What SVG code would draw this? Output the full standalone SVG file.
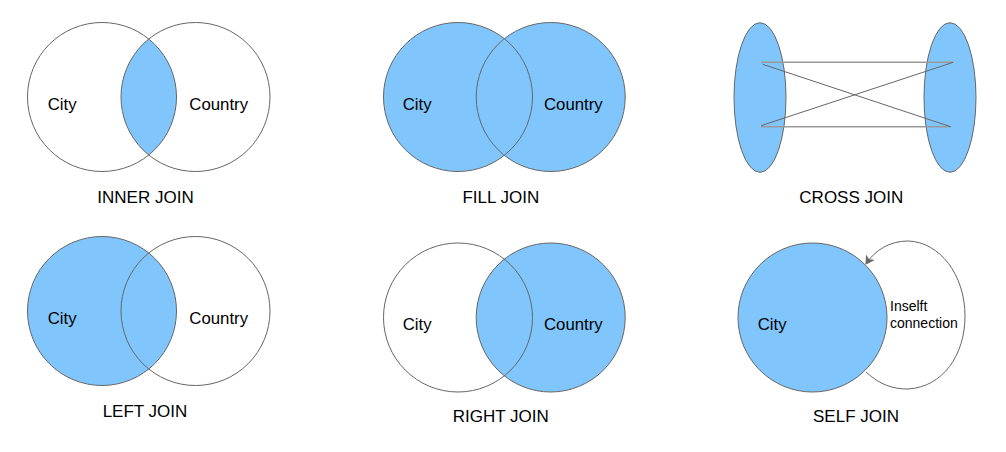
<svg xmlns="http://www.w3.org/2000/svg" width="1006" height="452" viewBox="0 0 1006 452">
<defs>
<style>
.c{stroke:#666;stroke-width:1;}
.f{fill:#80C6FC;}
.w{fill:none;}
.t{font-family:"Liberation Sans",Arial,sans-serif;font-size:16.8px;fill:#000;}
.l{font-family:"Liberation Sans",Arial,sans-serif;font-size:17px;fill:#000;text-anchor:middle;}
.s{font-family:"Liberation Sans",Arial,sans-serif;font-size:14px;fill:#000;}
</style>
<clipPath id="cpInnerL"><circle cx="102" cy="97" r="74.5"/></clipPath>
<marker id="arr" markerWidth="10" markerHeight="10" refX="8" refY="5" orient="auto" markerUnits="userSpaceOnUse">
<path d="M1,1 L8,5 L1,9 L3,5 Z" fill="#666" stroke="#666" stroke-width="1"/>
</marker>
</defs>
<rect width="1006" height="452" fill="#fff"/>

<g id="inner-join">
<circle cx="195.5" cy="97" r="74.5" class="f" clip-path="url(#cpInnerL)"/>
<circle cx="102" cy="97" r="74.5" class="c w"/>
<circle cx="195.5" cy="97" r="74.5" class="c w"/>
<text x="47.7" y="110" class="t">City</text>
<text x="189.3" y="110" class="t">Country</text>
<text x="145.5" y="202.7" class="l">INNER JOIN</text>
</g>

<g id="fill-join">
<circle cx="458" cy="97" r="74.5" class="f"/>
<circle cx="550.7" cy="97" r="74.5" class="f"/>
<circle cx="458" cy="97" r="74.5" class="c w"/>
<circle cx="550.7" cy="97" r="74.5" class="c w"/>
<text x="402.7" y="110" class="t">City</text>
<text x="544" y="110" class="t">Country</text>
<text x="500.8" y="202.7" class="l">FILL JOIN</text>
</g>

<g id="cross-join">
<ellipse cx="760" cy="97.5" rx="26" ry="74.8" class="f c"/>
<ellipse cx="950" cy="97.5" rx="26" ry="74.8" class="f c"/>
<text x="851.3" y="202.7" class="l">CROSS JOIN</text>
</g>

<g id="left-join">
<circle cx="102" cy="311" r="74.5" class="f"/>
<circle cx="195.5" cy="311" r="74.5" class="c w"/>
<circle cx="102" cy="311" r="74.5" class="c w"/>
<text x="47.7" y="324" class="t">City</text>
<text x="189.3" y="324" class="t">Country</text>
<text x="145" y="417.3" class="l">LEFT JOIN</text>
</g>

<g id="right-join">
<circle cx="550.7" cy="317.5" r="74.5" class="f"/>
<circle cx="458" cy="317.5" r="74.5" class="c w"/>
<circle cx="550.7" cy="317.5" r="74.5" class="c w"/>
<text x="402.7" y="330" class="t">City</text>
<text x="544" y="330" class="t">Country</text>
<text x="500.8" y="422.3" class="l">RIGHT JOIN</text>
</g>

<g id="self-join">
<circle cx="812.5" cy="317.5" r="74.5" class="f c"/>
<text x="757.7" y="330" class="t">City</text>
<text x="890" y="311" class="s">Inselft</text>
<text x="890" y="328" class="s">connection</text>
<text x="856" y="422.3" class="l">SELF JOIN</text>
</g>

<g id="connectors" fill="none">
<line x1="761" y1="62.3" x2="953.3" y2="62.3" stroke="#999" stroke-width="1.5"/>
<line x1="761" y1="126.7" x2="950.7" y2="126.7" stroke="#999" stroke-width="1.5"/>
<line x1="762.7" y1="64.3" x2="950.7" y2="126.7" stroke="#666" stroke-width="1"/>
<line x1="761" y1="125.7" x2="953.3" y2="62.3" stroke="#666" stroke-width="1"/>
<path d="M866 372 C880 385 893 389 908 389 C943 387 965 355 965 316 C965 275 940 242 908 241 C890 241 875 250 866 264" stroke="#666" stroke-width="1" marker-end="url(#arr)"/>
</g>
</svg>
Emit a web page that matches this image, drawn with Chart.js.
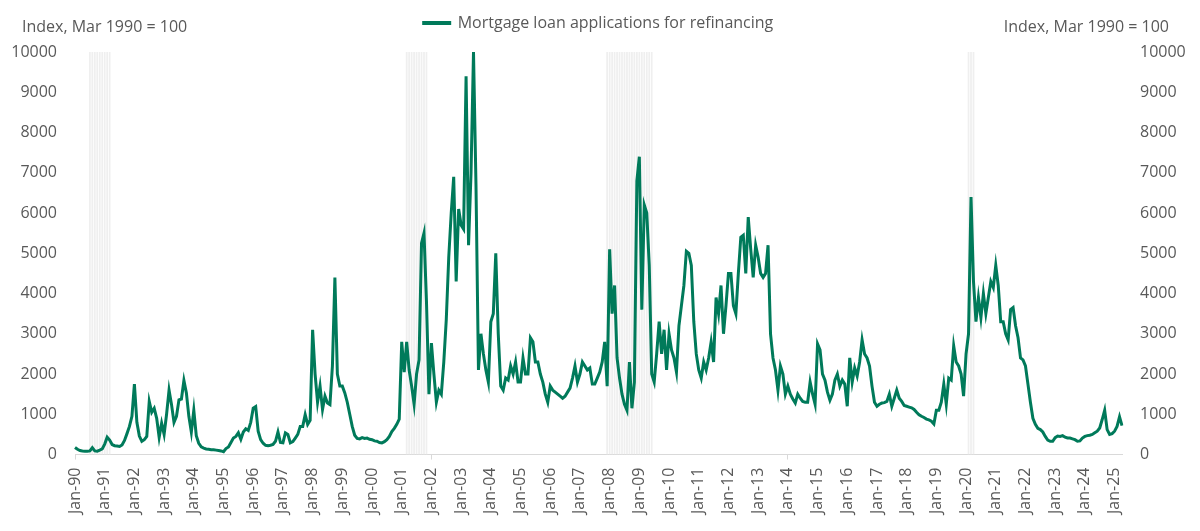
<!DOCTYPE html>
<html>
<head>
<meta charset="utf-8">
<script src="https://cdn.jsdelivr.net/npm/chart.js@4.4.1/dist/chart.umd.min.js"></script>
<style>
  html, body { margin: 0; padding: 0; background: #ffffff; }
  #wrap { width: 1200px; height: 531px; position: relative; }
</style>
</head>
<body>
<div id="wrap"><canvas id="c"></canvas></div>
<script>
// ---- Data (monthly, Jan 1990 – Apr 2025) ----
const startYear = 1990;
const monthNames = ['Jan','Feb','Mar','Apr','May','Jun','Jul','Aug','Sep','Oct','Nov','Dec'];

const refi1990s = [
  175,130,100,90,85,80,90,170,90,85,110,140,            // 1990
  260,430,360,250,220,210,200,240,350,520,700,950,      // 1991
  1750,800,460,330,370,450,1320,1050,1150,900,430,780,  // 1992
  500,1000,1600,1240,800,950,1360,1380,1840,1530,950,560, // 1993
  1100,470,280,190,160,140,130,120,120,110,100,90,      // 1994
  70,150,190,300,410,450,540,380,560,640,600,800,       // 1995
  1150,1190,580,370,280,230,220,230,250,330,560,300,    // 1996
  290,540,500,290,320,410,500,700,700,990,750,850,      // 1997
  3100,2000,1300,1700,1120,1450,1280,1240,2200,4400,2000,1700, // 1998
  1700,1530,1300,1000,700,480,400,390,420,400,410,380   // 1999
];
const refi2000s = [
  370,340,330,300,290,320,370,450,570,650,750,880,      // 2000
  2800,2050,2800,2100,1700,1250,2000,2350,5250,5500,3800,1500, // 2001
  2770,2000,1300,1600,1500,2300,3350,4900,6000,6900,4300,6100, // 2002
  5700,5600,9400,5200,7000,10000,6700,2100,3000,2500,2100,1800, // 2003
  3300,3500,5000,3000,1700,1600,1900,1850,2200,2000,2300,1800, // 2004
  1800,2400,2000,2000,2900,2800,2300,2300,2000,1800,1500,1300, // 2005
  1700,1600,1550,1500,1450,1400,1450,1550,1650,1900,2200,1800, // 2006
  2000,2300,2200,2100,2150,1750,1750,1900,2050,2300,2800,1700, // 2007
  5100,3500,4200,2400,1900,1500,1250,1100,2300,1150,1800,6800, // 2008
  7400,3600,6200,6000,4700,2000,1800,2500,3300,2500,3100,2100  // 2009
];
const refi2010s = [
  3000,2600,2400,2050,3200,3700,4200,5050,5000,4700,3300,2500, // 2010
  2100,1900,2300,2100,2400,2800,2300,3900,3500,4200,3000,3700, // 2011
  4500,4500,3700,3500,4500,5400,5450,4500,5900,5100,4400,5200, // 2012
  4900,4500,4400,4500,5200,3000,2400,2100,1600,2200,2000,1500, // 2013
  1700,1500,1380,1280,1500,1400,1320,1300,1300,1800,1500,1250, // 2014
  2750,2600,2000,1850,1550,1350,1500,1850,2000,1700,1850,1750, // 2015
  1200,2400,1800,2150,1950,2300,2850,2500,2400,2200,1700,1300, // 2016
  1200,1250,1280,1290,1320,1500,1200,1400,1600,1400,1320,1220, // 2017
  1200,1180,1160,1120,1050,990,950,920,880,860,830,760,        // 2018
  1100,1100,1300,1750,1250,1900,1850,2700,2300,2200,2000,1450  // 2019
];
const refi2020s = [
  2500,3000,6400,4300,3300,3900,3400,4000,3500,3900,4300,4150, // 2020
  4700,4200,3300,3300,3000,2850,3600,3650,3200,2900,2400,2350, // 2021
  2200,1750,1300,900,750,650,620,560,450,360,330,330,          // 2022
  420,460,450,470,430,410,410,390,370,330,340,410,             // 2023
  450,470,480,500,540,580,660,870,1100,620,500,520,            // 2024
  580,700,940,720                                              // 2025
];

// US recessions (shaded), first and last month
const recessions = [
  ['1990-07', '1991-03'],
  ['2001-03', '2001-11'],
  ['2007-12', '2009-06'],
  ['2020-02', '2020-04']
];

const seriesName = 'Mortgage loan applications for refinancing';
const axisTitle = 'Index, Mar 1990 = 100';
const yTicks = [0,1000,2000,3000,4000,5000,6000,7000,8000,9000,10000];

// ---- Build chart inputs from the arrays ----
const refiValues = [].concat(refi1990s, refi2000s, refi2010s, refi2020s);
const months = refiValues.map((v, i) => {
  const y = startYear + Math.floor(i / 12);
  const m = (i % 12) + 1;
  return y + '-' + String(m).padStart(2, '0');
});
const shadeValues = months.map(k =>
  recessions.some(r => k >= r[0] && k <= r[1]) ? yTicks[yTicks.length - 1] : null
);

const green = '#007A5A';
const grey = '#595959';
const fontFamily = '"Open Sans", "Noto Sans", sans-serif';

const axisTitles = {
  id: 'axisTitles',
  afterDraw(chart) {
    const { ctx, chartArea } = chart;
    ctx.save();
    ctx.font = '16px ' + fontFamily;
    ctx.fillStyle = grey;
    ctx.textBaseline = 'middle';
    ctx.textAlign = 'left';
    ctx.fillText(axisTitle, chartArea.left - 53, chartArea.top - 25);
    ctx.textAlign = 'right';
    ctx.fillText(axisTitle, chartArea.right + 47, chartArea.top - 25);
    ctx.restore();
  }
};

// extra room between legend and plot (for the axis titles row)
const legendGap = {
  id: 'legendGap',
  beforeInit(chart) {
    const origFit = chart.legend.fit;
    chart.legend.fit = function () {
      origFit.bind(chart.legend)();
      this.height += 11;
    };
  }
};

const janTick = (ctx) => {
  const lab = months[ctx.index];
  return lab && lab.endsWith('-01') ? '#d9d9d9' : 'rgba(0,0,0,0)';
};

new Chart(document.getElementById('c'), {
  type: 'line',
  data: {
    labels: months,
    datasets: [
      {
        label: seriesName,
        data: refiValues,
        borderColor: green,
        backgroundColor: green,
        borderWidth: 3,
        pointRadius: 0,
        tension: 0,
        order: 1,
        yAxisID: 'y'
      },
      {
        type: 'bar',
        label: 'Recession',
        data: shadeValues,
        backgroundColor: '#efefef',
        borderWidth: 0,
        barPercentage: 0.7,
        categoryPercentage: 1.0,
        order: 2,
        yAxisID: 'y'
      }
    ]
  },
  options: {
    responsive: true,
    maintainAspectRatio: false,
    animation: false,
    layout: { padding: { left: 11, right: 14, top: 5, bottom: 9 } },
    plugins: {
      legend: {
        position: 'top',
        labels: {
          filter: (item) => item.datasetIndex === 0,
          boxWidth: 26,
          boxHeight: 1,
          padding: 10,
          color: grey,
          font: { family: fontFamily, size: 16 }
        }
      },
      tooltip: { enabled: false }
    },
    scales: {
      x: {
        type: 'category',
        offset: false,
        grid: {
          display: true,
          offset: false,
          drawOnChartArea: false,
          drawTicks: true,
          tickLength: 5,
          color: janTick,
          tickColor: janTick
        },
        border: { display: true, color: '#d9d9d9', width: 1 },
        ticks: {
          autoSkip: false,
          minRotation: 90,
          maxRotation: 90,
          padding: 8,
          color: grey,
          font: { family: fontFamily, size: 16 },
          callback: function (value, index) {
            const lab = months[index];
            if (!lab.endsWith('-01')) return null;
            return monthNames[0] + '-' + lab.slice(2, 4);
          }
        }
      },
      y: {
        position: 'left',
        min: yTicks[0],
        max: yTicks[yTicks.length - 1],
        grid: { display: false, drawTicks: false },
        border: { display: false },
        afterBuildTicks: (axis) => { axis.ticks = yTicks.map(v => ({ value: v })); },
        afterFit: (axis) => { axis.width = 64; },
        ticks: {
          padding: 18,
          crossAlign: 'near',
          color: grey,
          font: { family: fontFamily, size: 16 },
          callback: (v) => String(v)
        }
      },
      y2: {
        position: 'right',
        min: yTicks[0],
        max: yTicks[yTicks.length - 1],
        grid: { display: false, drawTicks: false },
        border: { display: false },
        afterBuildTicks: (axis) => { axis.ticks = yTicks.map(v => ({ value: v })); },
        afterFit: (axis) => { axis.width = 64; },
        ticks: {
          padding: 18,
          crossAlign: 'near',
          color: grey,
          font: { family: fontFamily, size: 16 },
          callback: (v) => String(v)
        }
      }
    }
  },
  plugins: [axisTitles, legendGap]
});
</script>
</body>
</html>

What the exercise asks — Tally the lines of the data that hold the string "this". Answer with the number and nothing more.

Complete response — 3